The main message coming out of Paris is that it is time for the world to act, by ending fossil fuel use within a few decades. Richer countries will need to take the lead on this, with the German Advisory Council on Global Change(WGBU) calling for the EU to set an example and increase its reduction target from 30 per cent to 40 per cent by 2020.

Essential to meeting the 2C or even the 1.5C target is conserving and enhancing natural ecosystems. This means both ending the destruction of natural forests, and restoring degraded and destroyed forests and other ecosystems.

Any use of forests to delay action in phasing out fossil fuel use (through offsetting or accounting rules that allow land-based sequestration to compensate for ongoing fossil emissions) will risk overshooting the temperature goal.

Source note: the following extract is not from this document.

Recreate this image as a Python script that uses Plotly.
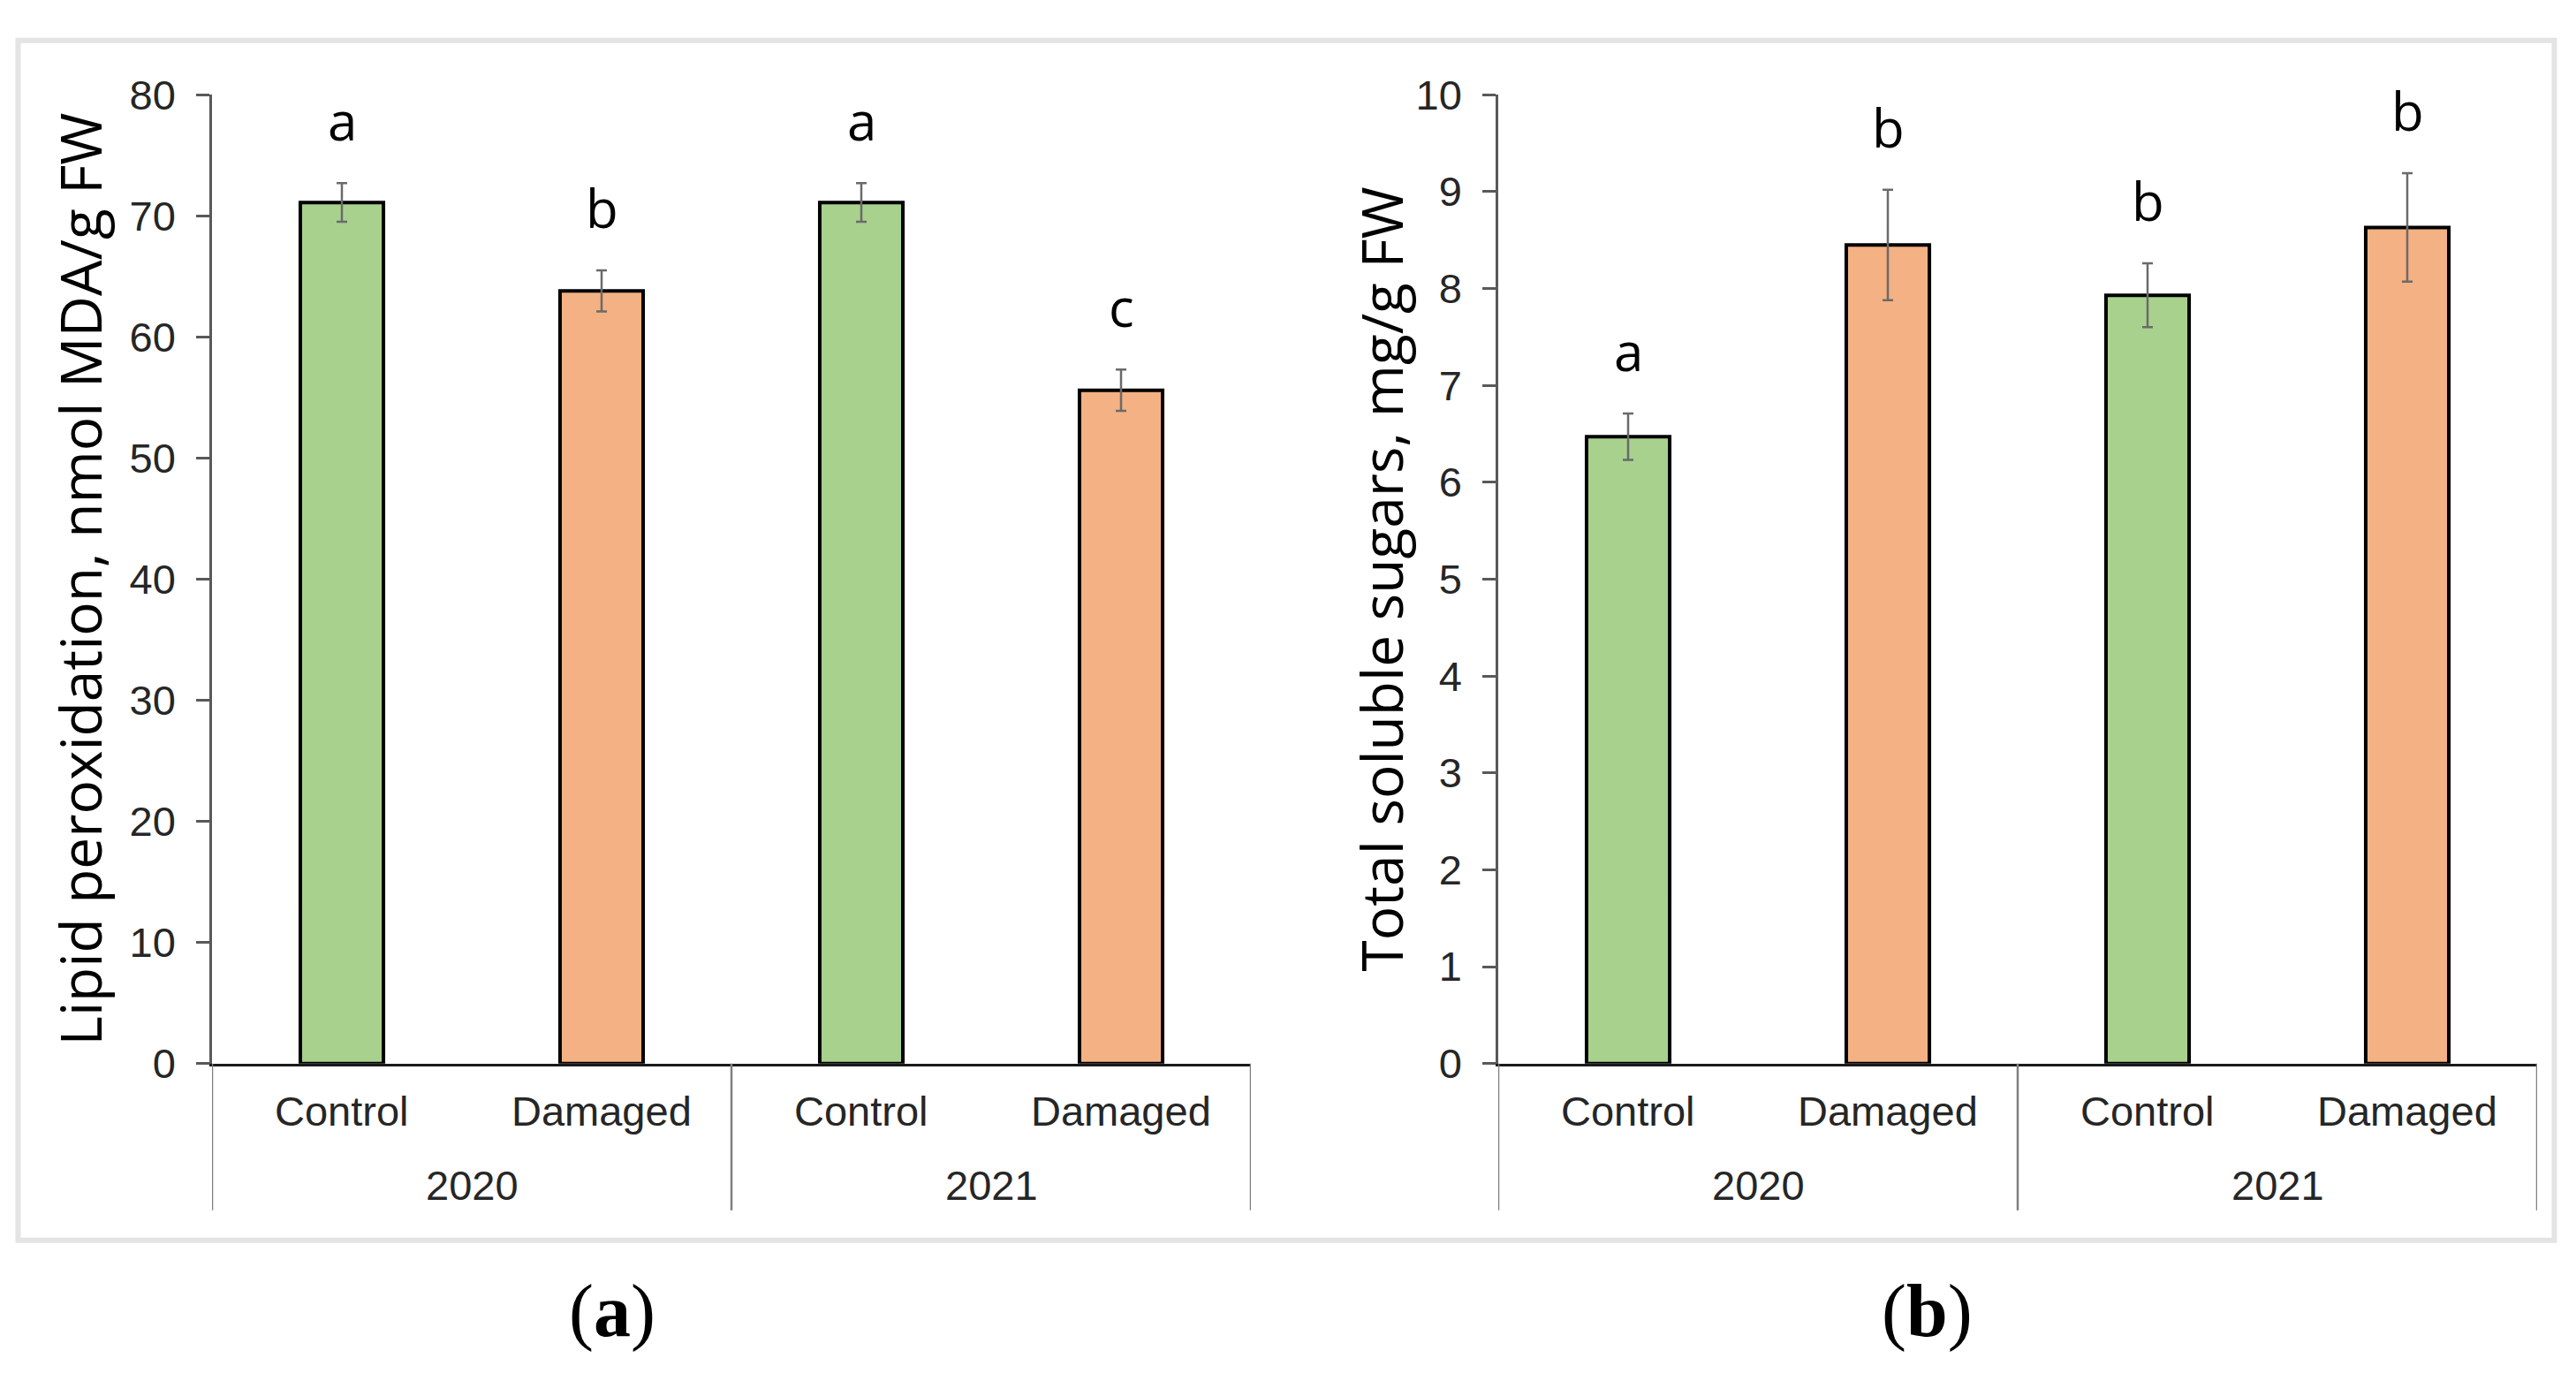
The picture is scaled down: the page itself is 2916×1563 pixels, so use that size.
import plotly.graph_objects as go

# ---------------- data ----------------
years = ["2020", "2020", "2021", "2021"]
treatments = ["Control", "Damaged", "Control", "Damaged"]
categories = [f"{y} {t}" for y, t in zip(years, treatments)]
year_labels = ["2020", "2021"]

lipid_values = [71.1, 63.8, 71.1, 55.6]
lipid_errors = [1.6, 1.7, 1.6, 1.7]
lipid_letters = ["a", "b", "a", "c"]

sugar_values = [6.47, 8.45, 7.93, 8.63]
sugar_errors = [0.24, 0.57, 0.33, 0.56]
sugar_letters = ["a", "b", "b", "b"]

bar_colors = ["#A9D18E", "#F4B183", "#A9D18E", "#F4B183"]

# ---------------- geometry helpers ----------------
W, H = 2916, 1563


def fx(p):
    return p / W


def fy(p):
    return 1 - p / H


PLOT_TOP, PLOT_BOT = 83, 1218
XA = (240, 1416)
XB = (1696, 2872)

TICK_FONT = dict(family="Liberation Sans, Arial", size=47, color="#262626")
TITLE_FONT = dict(family="Open Sans", size=64, color="#000000")
LETTER_FONT = dict(family="Open Sans", size=60, color="#000000")

fig = go.Figure()

panels = [
    ("x", "y", lipid_values, lipid_errors, lipid_letters,
     "Lipid peroxidation, nmol MDA/g FW", 90),
    ("x2", "y2", sugar_values, sugar_errors, sugar_letters,
     "Total soluble sugars, mg/g FW", 1563),
]

annotations = []
shapes = []

for xr, yr, vals, errs, letters, title, title_x in panels:
    fig.add_trace(go.Bar(
        x=categories, y=vals, xaxis=xr, yaxis=yr,
        marker=dict(color=bar_colors, line=dict(color="#000000", width=4)),
        error_y=dict(type="data", array=errs, visible=True,
                     color="#6a6a6a", thickness=2.5, width=6),
        showlegend=False,
    ))
    # significance letters
    for c, v, e, l in zip(categories, vals, errs, letters):
        annotations.append(dict(
            x=c, y=v + e, xref=xr, yref=yr, text=l, showarrow=False,
            yanchor="bottom", yshift=28, font=LETTER_FONT))
    # treatment labels
    for c, t in zip(categories, treatments):
        annotations.append(dict(
            x=c, y=fy(1274), xref=xr, yref="paper", text=t, showarrow=False,
            yanchor="middle", font=TICK_FONT))
    # year labels
    for i, yl in enumerate(year_labels):
        annotations.append(dict(
            x=2 * i + 0.5, y=fy(1361), xref=xr, yref="paper", text=yl,
            showarrow=False, yanchor="middle", font=TICK_FONT))
    # separators below the axis
    for sx in [-0.5, 1.5, 3.5]:
        shapes.append(dict(type="line", xref=xr, yref="paper",
                           x0=sx, x1=sx, y0=fy(PLOT_BOT), y1=fy(1390),
                           line=dict(color="#7f7f7f", width=2.5)))
    # axis title
    annotations.append(dict(
        x=fx(title_x), y=fy((PLOT_TOP + PLOT_BOT) / 2), xref="paper",
        yref="paper", text=title, textangle=-90, showarrow=False,
        xanchor="center", yanchor="middle", font=TITLE_FONT))

# panel labels
for lbl, px in [("a", 693), ("b", 2181)]:
    annotations.append(dict(x=fx(px), y=fy(1508), xref="paper", yref="paper",
                            text=f"(<b>{lbl}</b>)", showarrow=False,
                            xanchor="center", yanchor="middle",
                            font=dict(family="Liberation Serif", size=84,
                                      color="#000000")))

# outer light-gray frame
shapes.append(dict(type="rect", xref="paper", yref="paper",
                   x0=fx(20.5), x1=fx(2891.5), y0=fy(19.5), y1=fy(1425),
                   line=dict(color="#e4e4e4", width=6), layer="below"))

xaxis_common = dict(type="category", showticklabels=False, ticks="",
                    showline=True, linecolor="#1a1a1a", linewidth=3,
                    showgrid=False, zeroline=False, fixedrange=True,
                    range=[-0.5, 3.5])
yaxis_common = dict(showline=True, linecolor="#595959", linewidth=2.5,
                    ticks="outside", ticklen=15, tickwidth=2.5,
                    tickcolor="#595959", showgrid=False, zeroline=False,
                    tickfont=TICK_FONT, ticklabelstandoff=14,
                    domain=[fy(PLOT_BOT), fy(PLOT_TOP)])

fig.update_layout(
    width=W, height=H,
    margin=dict(l=0, r=0, t=0, b=0),
    paper_bgcolor="white", plot_bgcolor="white",
    bargap=0.68,
    xaxis=dict(domain=[fx(XA[0]), fx(XA[1])], anchor="y", **xaxis_common),
    xaxis2=dict(domain=[fx(XB[0]), fx(XB[1])], anchor="y2", **xaxis_common),
    yaxis=dict(anchor="x", range=[0, 80], dtick=10, **yaxis_common),
    yaxis2=dict(anchor="x2", range=[0, 10], dtick=1, **yaxis_common),
    annotations=annotations,
    shapes=shapes,
)

page_fix = (
    "document.documentElement.style.margin='0';"
    "document.documentElement.style.background='#ffffff';"
    "document.body.style.margin='0';"
    "document.body.style.padding='0';"
    "document.body.style.background='#ffffff';"
    "document.body.style.overflow='hidden';"
)

fig.write_html("out.html", post_script=page_fix,
               config={"displayModeBar": False})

Similarly, relying on ‘negative emissions’ in the future, through industrial monoculture plantations or bioenergy with carbon capture and storage, would have disastrous consequences for food security, undermining goals to eradicate poverty, and risking much higher levels of warming.

Respecting and securing the rights of forests peoples to their lands is essential to achieving ecosystem integrity and the protection of biodiversity, which are key to the fight against climate change.

Notes:

[1] Note that the Paris outcome consists of a decision text, and a core Agreement. The key difference here is that the Agreement is legally binding and will be ratified by national governments, hence the language must be durable, while the decision text, which adds further specifics to many agreement articles and mandates for the elaboration of rules, can be superseded by subsequent decisions. In this article, when referencing a paragraph it is in the decision text, and when referencing an Article it is in the core Agreement.

[2] While there is no agreed definition of geoengineering, the scale of the intervention is a key defining element. Fern would argue that removing carbon from the atmosphere at an industrial scale, sequestering more carbon than was previously lost through land use change and deforestation, whether through plantations or bioenergy crops, would qualify as geoengineering.

[3] Many estimates for land area suggest 500 million - 3 billion ha. Arable land is estimated at 1500 million ha.

[4] The reference to Article 4, paragraph 1(d) of the Convention is a reference to all natural ecosystems.

[5] The Coalition for Rainforest Nations is a coalition of around 40 tropical forest nations with a secretariat in New York City.